MIDNIGHT SPECIAL  (2016) ****

In his fourth film, Jeff Nichols delivers another fascinating and unique experience. Looks like the great Michael Shannon is a Nichols regular. It’s his third film with the rising director, after SHOTGUN STORIES and TAKE SHELTER. (His other films were the excellent Matthew McConaughey vehicle MUD and the current film LOVING, which I hear great things about.) Here, Nichols pairs Shannon with the intense Joel Edgerton in a tense supernatural thriller. Michael and Joel are on the run with a young boy with astonishing and uncontrolled supernatural powers. They are on the lam, hunted by a strange cult that idolizes the child and wants him back at all costs, and by Adam Driver of the N.S.A. who has his own agenda to pursue. Kristen Dunst and the iconic Sam Shepard are along for the ride. And what a ride it is! Very satisfying sci-fi.

BOY & THE WORLD  (2015) ****+

This Brazilian Best Animated Feature nominee is, by any measure, a work of art. Bright and colorful and kinetic, it is dialogue-free and music-full. It presents a view of the big, busy world from a small child’s perspective. When “Boy” eavesdrops on the adults speaking, we hear gibberish- to simulate his comprehension of their interaction.

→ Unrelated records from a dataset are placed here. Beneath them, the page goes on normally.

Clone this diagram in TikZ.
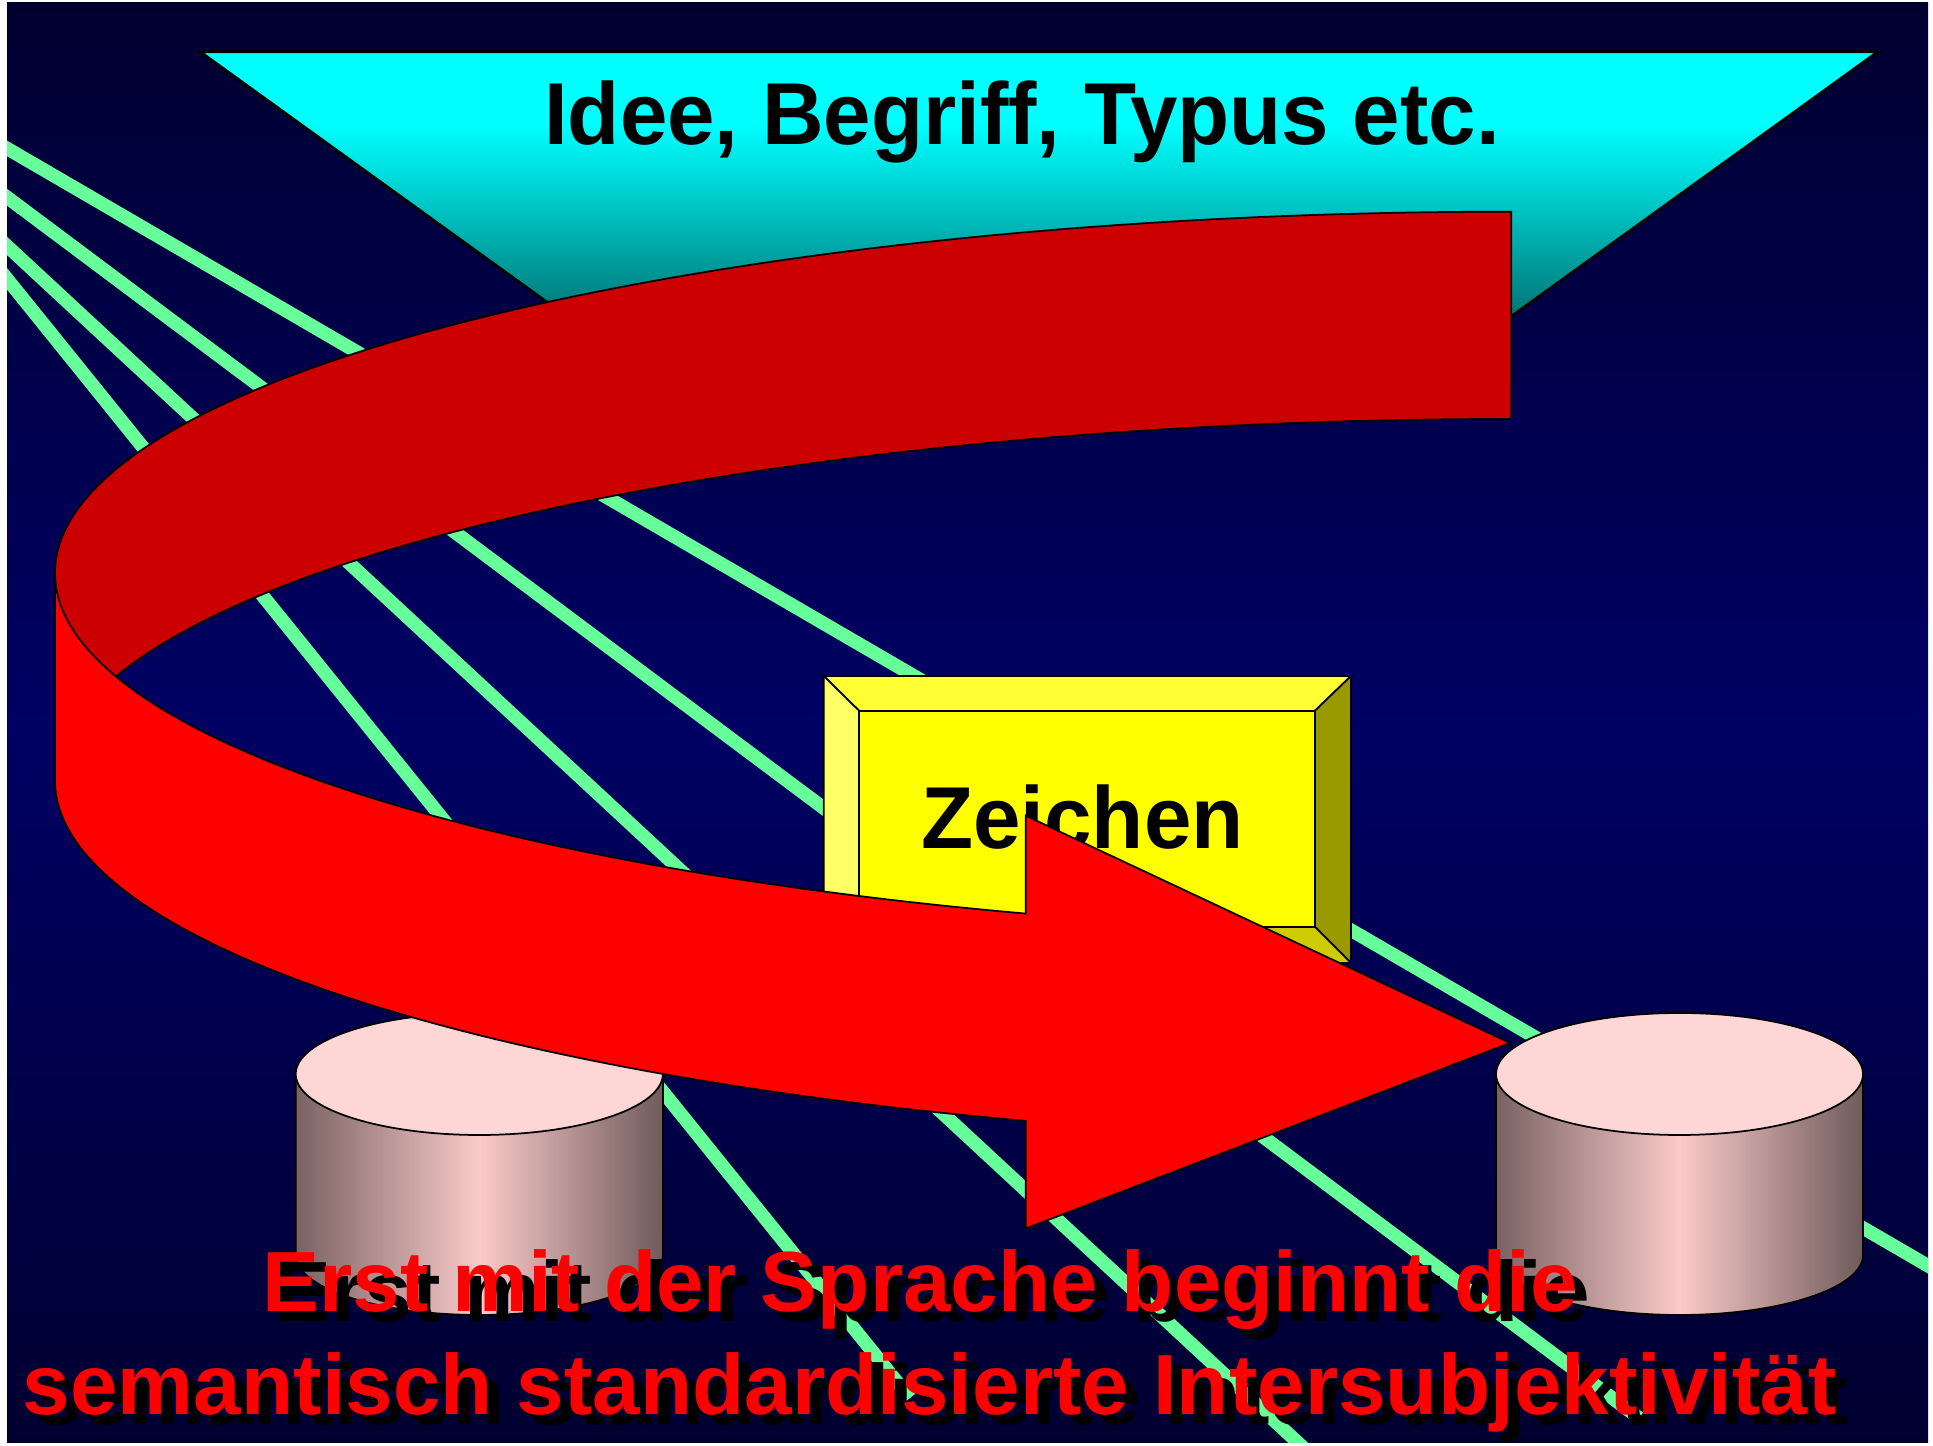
\documentclass[tikz,border=0pt]{standalone}
\usepackage{fontspec}
\setmainfont{Liberation Sans}
\newfontfamily\narrowfont[FakeStretch=0.97]{Liberation Sans}
\definecolor{bgdark}{RGB}{0,0,48}
\definecolor{bgmid}{RGB}{0,0,100}
\definecolor{gline}{RGB}{102,255,153}
\definecolor{darkred}{RGB}{204,0,0}
\definecolor{brightred}{RGB}{255,0,0}
\definecolor{cylside}{RGB}{122,98,98}
\definecolor{cylsideb}{RGB}{112,90,90}
\definecolor{cylmid}{RGB}{250,202,202}
\definecolor{cyltop}{RGB}{255,214,214}
\definecolor{boxtop}{RGB}{255,255,51}
\definecolor{boxleft}{RGB}{255,255,102}
\definecolor{boxright}{RGB}{153,153,0}
\definecolor{boxbottom}{RGB}{204,204,0}
\definecolor{boxface}{RGB}{255,255,0}
\pgfdeclareverticalshading{trishade}{100bp}{rgb(0bp)=(0,0.306,0.306); rgb(25bp)=(0,0.306,0.306); rgb(37.57bp)=(0,0.533,0.533); rgb(54.85bp)=(0,0.847,0.847); rgb(63.8bp)=(0,1,1); rgb(100bp)=(0,1,1)}
\tikzset{
  greenray/.style={draw=gline, line width=0.135cm},
  thinedge/.style={draw=black, line width=0.5pt},
  cylbody/.style={left color=cylside, right color=cylsideb, middle color=cylmid, thinedge},
  cyllid/.style={fill=cyltop, thinedge},
  bigtext/.style={font=\fontsize{25pt}{30pt}\narrowfont\bfseries, inner sep=0pt, anchor=base},
  redtext/.style={font=\fontsize{24.3pt}{29pt}\selectfont\bfseries, inner sep=0pt, anchor=base, text=brightred},
  shadowtext/.style={font=\fontsize{24.3pt}{29pt}\selectfont\bfseries, inner sep=0pt, anchor=base, text=black}
}
\begin{document}
\begin{tikzpicture}[x=0.01cm,y=0.01cm]
\useasboundingbox (0,0) rectangle (1933,1446);
\fill[white] (0,0) rectangle (1933,1446);
% background
\shade[top color=bgdark, bottom color=bgdark, middle color=bgmid] (7,3) rectangle (1928,1443);
% green rays
\begin{scope}
  \clip (7,3) rectangle (1928,1443);
  \draw[greenray] (-50,1330.7) -- (1980,150);
  \draw[greenray] (-50,1291.4) -- (1639,28);
  \draw[greenray] (-50,1252.9) -- (1600,-276.7);
  \draw[greenray] (-50,1237.8) -- (910,48);
\end{scope}
% title trapezoid
\shadedraw[shading=trishade, draw=black, line width=0.8pt] (200,1394.3) -- (1878,1394.3) -- (1437.1,1076) -- (640.9,1076) -- cycle;
\node[bigtext] (title) at (1022,1301) {Idee, Begriff, Typus etc.};
% Zeichen box
\filldraw[fill=boxtop, thinedge] (823.7,770) -- (1351,770) -- (1314.7,735) -- (859.3,735) -- cycle;
\filldraw[fill=boxleft, thinedge] (823.7,770) -- (859.3,735) -- (859.3,519.3) -- (823.7,483) -- cycle;
\filldraw[fill=boxright, thinedge] (1351,770) -- (1351,483) -- (1314.7,519.3) -- (1314.7,735) -- cycle;
\filldraw[fill=boxbottom, thinedge] (823.7,483) -- (1351,483) -- (1314.7,519.3) -- (859.3,519.3) -- cycle;
\filldraw[fill=boxface, thinedge] (859.3,519.3) rectangle (1314.7,735);
\node[bigtext] (zeichen) at (1082.4,597) {Zeichen};
% cylinders
\shadedraw[cylbody] (295.7,372) -- (295.7,191) arc[start angle=180, end angle=360, x radius=183.6, y radius=60] -- (663,372) -- cycle;
\filldraw[cyllid] (479.3,372) ellipse[x radius=183.6, y radius=61];
\shadedraw[cylbody] (1496,372) -- (1496,191) arc[start angle=180, end angle=360, x radius=183.5, y radius=60] -- (1863,372) -- cycle;
\filldraw[cyllid] (1679.5,372) ellipse[x radius=183.5, y radius=61];
% curved arrow: back band
\filldraw[fill=darkred, thinedge] (1511.3,1234.3) arc[start angle=90, end angle=180, x radius=1456.3, y radius=361.3] -- (55,665.7) arc[start angle=180, end angle=90, x radius=1456.3, y radius=361.3] -- cycle;
% curved arrow: front band with head
\filldraw[fill=brightred, thinedge] (55,873) arc[start angle=180, end angle=250.526, x radius=1456.3, y radius=361.3] -- (1025.8,630.3) -- (1510,403) -- (1025.8,217.5) -- (1025.8,325.1) arc[start angle=250.526, end angle=180, x radius=1456.3, y radius=361.3] -- cycle;
% bottom text
\node[shadowtext] (shadowA) at (932,124) {Erst mit der Sprache beginnt die};
\node[redtext] (lineA) at (920,134.3) {Erst mit der Sprache beginnt die};
\node[shadowtext] (shadowB) at (942,21) {semantisch standardisierte Intersubjektivität};
\node[redtext] (lineB) at (930,31) {semantisch standardisierte Intersubjektivität};
\end{tikzpicture}
\end{document}
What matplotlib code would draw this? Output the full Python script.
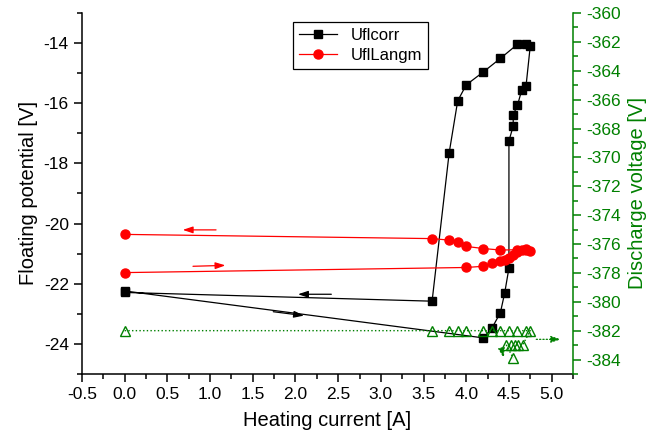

Our attention goes where his attention goes. It’s a film that celebrates people and culture and humanity and families and labor. Boy lives with his parents in a rural village. He has no idea how hard life is. He’s just a kid, and perfectly happy in the moment. One day his father boards a train, emigrating to the Big City in search of work, leaving a heartbroken Boy behind. Dad has become a working drone, and the film vividly visualizes how labor can turn men into items. Yearning for the father he lost, Boy enters the World in search of him. In one remarkable segment he sees a massive commotion in the distance. It’s a party. A big one! Thousands of revelers at play. Mardi Gras, I’m guessing. And it was among the most colorful sequences I’ve ever seen in a movie, but it was so brief. Boy took one quick look and turned away. I was disappointed. I had hoped he would wade right in to that beautiful chaos. There was so much to enjoy here. BOY & THE WORLD had a visual style I can’t say I’ve ever seen before- yet for some reason I just didn’t feel very emotionally invested. Perhaps I did not know enough about Boy, or somehow failed to let go and enter his world. It would help to see this on a big screen, and not the little laptop that I have to make do with lately. BOY is gorgeous, but it’s also choppy and episodic, at least in part because like all kids, Boy has a short attention span, and he is easily diverted by the various wonders of the World. I found it occasionally hard to decipher, and finally, I just had to accept it as an impressionistic dream… which it was all along. I suspect the problem, if there was one, was me. Love incarnate!

THE SQUARE  (2013) ****+

I’ve been wanting to see this electrifying documentary since it was nominated for the Oscar in 2014. I finally found it streaming on Netflix, and it is a stunner! This story of the popular uprising against Egyptian dictator Hosni Mubarak during what came to be called the “Arab spring” takes you right down to ground level. You are there, with the brave protestors thronging in Tahrir Square, facing rampaging government thugs and getting their heads run over by army tanks. No, it’s not for the faint of heart. Almost everything I have to say about this film I’ve already said about the similarly themed WINTER ON FIRE: UKRAINE’S FIGHT FOR FREEDOM, which came out two years afterward. Both films chronicle organic uprisings of the oppressed against a fearsome machinery of the state. (One interesting fact that was omitted from THE SQUARE: When the oppressive government shut down the country’s Internet to keep the truth from emerging, citizens turned to their cellphones and got the word out via Twitter. That was the moment Twitter ceased to be a toy and began to be a tool.) This is history unfolding before our eyes with a scope and immediacy that grabs you by the throat and demands your attention. People power is just an awesome thing to behold.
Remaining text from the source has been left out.